Как верно заметил Я. Н. Щапов, это — веский аргумент в пользу того, что к концу XII в. такой десятины в составе доходов Русской Церкви уже не было[69]. Вместе с тем в источниках и этого, и более позднего времени говорится о каких-то десятинах, поступавших в пользу Церкви. Так, в послании Владимирского епископа Симона (начало XIII в.) упоминается о том, что «владимирская» и «суздальская» церкви «десятину збирають по всей земли той»[70], а в конце XIV в. и митрополит Киприан писал, что, хотя «Новый город Литовский давно отпал», но он «его оправил и десятину доспел, и села»[71]. В правилах Владимирского собора 1273 г. упоминается десятинник, судя по этимологии, сборщик десятины[72].

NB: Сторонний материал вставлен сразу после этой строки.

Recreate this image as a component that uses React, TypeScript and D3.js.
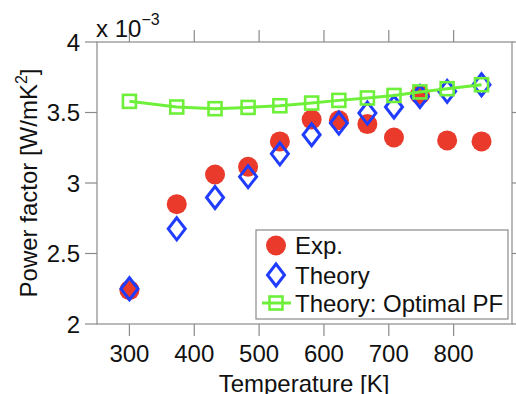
import * as d3 from 'd3';

// temperatures [K]
const temps = [300, 373, 432, 483, 532, 581, 623, 667, 708, 748, 790, 843];
// power factor values in units of 1e-3 W/mK^2
const expPF = [2.24, 2.85, 3.06, 3.115, 3.295, 3.45, 3.445, 3.418, 3.323, 3.626, 3.302, 3.295];
const theoryPF = [2.25, 2.675, 2.897, 3.045, 3.207, 3.342, 3.425, 3.496, 3.539, 3.614, 3.65, 3.697];
const optimalPF = [3.579, 3.539, 3.527, 3.536, 3.548, 3.567, 3.586, 3.603, 3.621, 3.646, 3.669, 3.697];

const xTicks = [300, 400, 500, 600, 700, 800];
const yTicks = [2, 2.5, 3, 3.5, 4];
const legendLabels = ['Exp.', 'Theory', 'Theory: Optimal PF'];

const RED = '#e93a2b';
const BLUE = '#1f3cff';
const GREEN = '#6ef03a';
const AXIS = '#8a8a8a';
const FONT = '"Liberation Sans", Arial, Helvetica, sans-serif';

export default function App() {
  const width = 516, height = 394;
  const M = { left: 97, top: 42, right: 512, bottom: 324 };
  const x = d3.scaleLinear().domain([250, 890]).range([M.left, M.right]);
  const y = d3.scaleLinear().domain([2, 4]).range([M.bottom, M.top]);
  const TICK = 12;

  const line = d3.line<number>().x((_, i) => x(temps[i])).y(d => y(d));
  const diamond = (cx: number, cy: number) =>
    `M${cx},${cy - 11} L${cx + 8.5},${cy} L${cx},${cy + 11} L${cx - 8.5},${cy} Z`;

  const lg = { x: 256, y: 230, w: 252, h: 89 };
  const rowY = [245.5, 275, 303];

  return (
    <svg width={width} height={height} style={{ position: 'absolute', left: 0, top: 0, background: '#fff' }}
      fontFamily={FONT}>
      {/* axis box */}
      <rect x={M.left} y={M.top} width={M.right - M.left} height={M.bottom - M.top}
        fill="none" stroke={AXIS} strokeWidth={1.2} />
      {xTicks.map(t => (
        <g key={'xt' + t}>
          <line x1={x(t)} x2={x(t)} y1={M.bottom} y2={M.bottom + TICK} stroke={AXIS} strokeWidth={1.2} />
          <line x1={x(t)} x2={x(t)} y1={M.top} y2={M.top - TICK} stroke={AXIS} strokeWidth={1.2} />
          <text x={x(t)} y={362} fontSize={24} textAnchor="middle" fill="#111">{t}</text>
        </g>
      ))}
      {yTicks.map(t => (
        <g key={'yt' + t}>
          <line x1={M.left - TICK} x2={M.left} y1={y(t)} y2={y(t)} stroke={AXIS} strokeWidth={1.2} />
          <line x1={M.right} x2={M.right + TICK} y1={y(t)} y2={y(t)} stroke={AXIS} strokeWidth={1.2} />
          <text x={80} y={y(t)} dy="0.36em" fontSize={24} textAnchor="end" fill="#111">{String(t)}</text>
        </g>
      ))}
      {/* exponent */}
      <text x={96} y={37} fontSize={24} fill="#111">x 10<tspan dy={-12} fontSize={16}>−3</tspan></text>

      {/* axis labels */}
      <text x={304} y={392} fontSize={24} textAnchor="middle" fill="#111">Temperature [K]</text>
      <text transform="translate(37,183) rotate(-90)" fontSize={24} textAnchor="middle" fill="#111">
        Power factor [W/mK<tspan dy={-10} fontSize={16}>2</tspan><tspan dy={10}>]</tspan>
      </text>

      {/* data */}
      {expPF.map((v, i) => (
        <circle key={'e' + i} cx={x(temps[i])} cy={y(v)} r={10} fill={RED} />
      ))}
      {theoryPF.map((v, i) => (
        <path key={'t' + i} d={diamond(x(temps[i]), y(v))} fill="none" stroke={BLUE} strokeWidth={3} />
      ))}
      <path d={line(optimalPF) ?? ''} fill="none" stroke={GREEN} strokeWidth={3} />
      {optimalPF.map((v, i) => (
        <rect key={'o' + i} x={x(temps[i]) - 6.5} y={y(v) - 6.5} width={13} height={13}
          fill="none" stroke={GREEN} strokeWidth={2.6} />
      ))}

      {/* legend */}
      <rect x={lg.x} y={lg.y} width={lg.w} height={lg.h} fill="#fff" stroke={AXIS} strokeWidth={1.2} />
      <circle cx={276} cy={rowY[0]} r={10} fill={RED} />
      <path d={diamond(276, rowY[1])} fill="none" stroke={BLUE} strokeWidth={3} />
      <line x1={262} x2={291} y1={rowY[2]} y2={rowY[2]} stroke={GREEN} strokeWidth={3} />
      <rect x={276 - 6.5} y={rowY[2] - 6.5} width={13} height={13} fill="none" stroke={GREEN} strokeWidth={2.6} />
      {legendLabels.map((l, i) => (
        <text key={l} x={295} y={rowY[i]} dy="0.36em" fontSize={24} fill="#111">{l}</text>
      ))}
    </svg>
  );
}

Противоречие между сведениями из источников позволяет выяснить обращение к более поздним данным. В акте XVII в. сохранился текст грамоты Ивана IV митрополиту Афанасию, связанный с подтверждением прав митрополии на половину ржевской десятины. В связи с этим в грамоте была дана характеристика некоторых обязанностей митрополичьего десятинника. На него был возложен сбор с населения уезда следующих трех налогов: в городе Ржеве «поворотного з двора по две денги» со слуг и черных людей; с волостей Кличена (в грамоте ошибка — Клина) и Котиц, что находятся на противоположных берегах озера Селигер «подымное со крестьянского всякого двора по денге»; с двух ржевских станов (у самого города Ржева) и ряда смежных волостей в восточной (близкой к Торжку) части уезда «со крестьянские со всякие деревни по осмине ржи»[73]. Данные грамоты могут быть дополнены свидетельством аналогичного акта, подтверждавшего права митрополии на вторую половину ржевской десятины. Хотя расположенные в этой части уезда черные волости к моменту подтверждения прав были розданы помещикам, митрополит сохранил за собой право взимать здесь «со всякие деревни по осмине ржи да з двора со всякого по денге»[74]. Два разных налога, взимавшиеся с разных территорий, объединены здесь как будто в один сбор. Обращает внимание незначительный размер одного из них (осмина ржи с деревни) и название другого — «дым», который как единица обложения русским источникам XIV–XV вв. неизвестен. Некоторые дополнительные наблюдения позволяет сделать подробно изложенная в грамоте Ивана IV история перемен в судьбах ржевской десятины. Она не всегда принадлежала митрополитам. Было время, когда десятина поступала в пользу протопопа собора Богородицы во Ржеве, который одновременно и осуществлял судебно-административную власть над городским и сельским духовенством округа. Утверждение права митрополии на десятину сопровождалось выдачей протопопу и причту собора оброка из митрополичьей казны как компенсации за утраченные права.